1 lg fresh turkey (8 kg)
1 c white vinegar
½ c fresh lime juice
2 med yellow onions
2 med green peppers
6 lg garlic cloves
6 chicken bouillon cubes
½ c dry red wine
3 med cans diced tomato
1 med can crushed tomato
6 T relajo (black peppercorns, cloves, sesame seeds, pumpkin seeds, roasted peanuts, bay leaves, dry oregano, dry thyme, and achiote powder)*
1 dry chile guajillo, chopped
1 dry chile ancho pasilla, seeded and chopped

Wash turkey in the vinegar and then the lime juice and rinse with water.

In food processor, add 1 onion, 1 green pepper, 3 garlic cloves and 3 chicken bouillon cubes to make a paste. Mix with red wine.

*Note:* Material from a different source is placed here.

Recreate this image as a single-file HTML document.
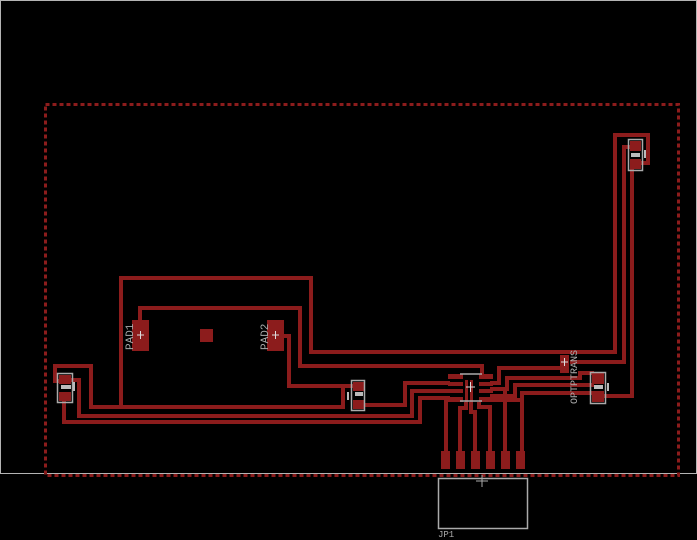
<!DOCTYPE html>
<html><head><style>
html,body{margin:0;padding:0;background:#000;}
svg{display:block;}
text{font-family:"Liberation Mono",monospace;fill:#aaa;}
</style></head><body>
<svg width="697" height="540" viewBox="0 0 697 540" xmlns="http://www.w3.org/2000/svg">
<rect x="0" y="0" width="697" height="540" fill="#000"/>
<!-- board outline -->
<polyline points="0.5,0 0.5,473.5 696.5,473.5 696.5,0.5 0.5,0.5" fill="none" stroke="#b4b4b4" stroke-width="1"/>
<!-- dashed keepout -->
<rect x="45.5" y="104.5" width="633" height="371" fill="none" stroke="#8c1c1c" stroke-width="3" stroke-dasharray="4,3"/>
<g fill="none" stroke="#8c1c1c" stroke-width="4" stroke-linejoin="miter">
<!-- big upper loop -->
<polyline points="121,407 121,278 311,278 311,352 615,352 615,135 648,135 648,163 640,163"/>
<!-- second loop -->
<polyline points="140,322 140,308 300,308 300,366 482,366 482,376"/>
<polyline points="570,362 624,362 624,147 632,147"/>
<polyline points="632,165 632,396 604,396"/>
<!-- left part -->
<polyline points="62,381 55,381 55,366 91,366 91,407 343,407 343,386 289,386 289,336 282,336"/>
<polyline points="343,386 354,386"/>
<polyline points="66,380 79,380 79,416 412,416 412,391 450,391"/>
<polyline points="64,400 64,422 420,422 420,398 450,398"/>
<polyline points="358,405 405,405 405,383 450,383"/>
<!-- IC right side -->
<polyline points="490,383 499,383 499,368 562,368"/>
<polyline points="490,389 507,389 507,378 580,378 580,373 594,373"/>
<polyline points="490,396 515,396 515,385 594,385"/>
<polyline points="490,400 522,400 522,393 594,393"/>
<polyline points="522,393 522,452"/>
<!-- header connections -->
<polyline points="446,400 446,452"/>
<polyline points="466,402 466,408 460,408 460,452"/>
<polyline points="471,402 471,412 475,412 475,452"/>
<polyline points="479,402 479,407 490,407 490,452"/>
<polyline points="505,390 505,452"/>
</g>
<g fill="#8c1c1c">
<!-- PADs -->
<rect x="132" y="320" width="17" height="31"/>
<rect x="267" y="320" width="17" height="31"/>
<rect x="200" y="329" width="13" height="13"/>
<!-- left 2-pin -->
<rect x="59" y="375" width="12" height="9"/>
<rect x="59" y="392" width="12" height="9"/>
<!-- mid 2-pin -->
<rect x="353" y="382" width="11" height="9"/>
<rect x="353" y="400" width="11" height="9"/>
<!-- top right 2-pin -->
<rect x="630" y="141" width="11" height="10"/>
<rect x="630" y="159" width="11" height="10"/>
<!-- right 2-pin -->
<rect x="592" y="373" width="12" height="11"/>
<rect x="592" y="391" width="12" height="11"/>
<!-- small pad -->
<rect x="560" y="355" width="9" height="18"/>
<!-- IC pads -->
<rect x="448" y="374" width="15" height="5"/><rect x="479" y="374" width="14" height="5"/>
<rect x="448" y="382" width="15" height="4"/><rect x="479" y="382" width="14" height="4"/>
<rect x="448" y="389" width="15" height="4"/><rect x="479" y="389" width="14" height="4"/>
<rect x="448" y="397" width="15" height="5"/><rect x="479" y="397" width="14" height="5"/>
<!-- header pads -->
<rect x="441" y="451" width="9" height="18"/>
<rect x="456" y="451" width="9" height="18"/>
<rect x="471" y="451" width="9" height="18"/>
<rect x="486" y="451" width="9" height="18"/>
<rect x="501" y="451" width="9" height="18"/>
<rect x="516" y="451" width="9" height="18"/>
<rect x="465" y="380" width="3" height="22"/><rect x="470" y="380" width="3" height="22"/>
</g>
<g fill="none" stroke="#aaa" stroke-width="1.5">
<rect x="57.5" y="373.5" width="15" height="29"/>
<rect x="351.5" y="380.5" width="13" height="30"/>
<rect x="628.5" y="139.5" width="14" height="31"/>
<rect x="590.5" y="372.5" width="15" height="31"/>
<line x1="460" y1="374" x2="482" y2="374"/><line x1="460" y1="401" x2="482" y2="401"/>
<rect x="438.5" y="478.5" width="89" height="50"/>
<line x1="476" y1="481" x2="488" y2="481" stroke-width="1"/><line x1="482" y1="475" x2="482" y2="487" stroke-width="1"/>
</g>
<g stroke="#ddd" stroke-width="1">
<line x1="137" y1="335" x2="144" y2="335"/><line x1="140.5" y1="331" x2="140.5" y2="339"/>
<line x1="272" y1="335" x2="279" y2="335"/><line x1="275.5" y1="331" x2="275.5" y2="339"/>
<line x1="561" y1="362" x2="568" y2="362"/><line x1="564.5" y1="358" x2="564.5" y2="366"/>
<line x1="466" y1="387" x2="475" y2="387"/><line x1="470.5" y1="382" x2="470.5" y2="392"/>
</g>
<g fill="#bbb">
<rect x="61" y="385" width="10" height="4"/><rect x="73" y="382" width="2" height="9"/>
<rect x="355" y="392" width="8" height="4"/><rect x="347" y="392" width="2" height="8"/>
<rect x="631" y="153" width="9" height="4"/><rect x="644" y="150" width="2" height="8"/>
<rect x="594" y="385" width="9" height="4"/><rect x="607" y="383" width="2" height="8"/>
</g>
<text transform="translate(133,350) rotate(-90)" font-size="11">PAD1</text>
<text transform="translate(268,350) rotate(-90)" font-size="11">PAD2</text>
<text transform="translate(577,404) rotate(-90)" font-size="10">OPTPTRANS</text>
<text x="438" y="537" font-size="9">JP1</text>
</svg>
</body></html>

Place turkey in a large deep baking pan. Poke turkey and rub paste over the skin and stuff some of the paste inside the turkey. Cover with plastic wrap and leave in the refrigerator overnight.

Pre-heat oven to 375º F.

In a frying pan, mix 7 tablespoons of water, 1 medium chopped onion, 1 chopped green pepper, 3 diced garlic cloves, the chopped chile guajillo and the chile pasilla and cover over low heat and stir occasionally. When the water has evaporated and the chile guajillo and chile pasilla are soft, then it is ready.

In a food processor, blend all the canned tomato, the sautéed chile and vegetables, 3 chicken bouillon cubes and the relajo. Place the turkey breast down and fully cover it with the salsa (the paste used on the turkey overnight stays on, do not remove.) and cover with aluminum foil and bake in the oven for 1 hour. Flip to the rest of three sides, each time adding more salsa to ensure it is covered. Each side must be cooked for 1 hour.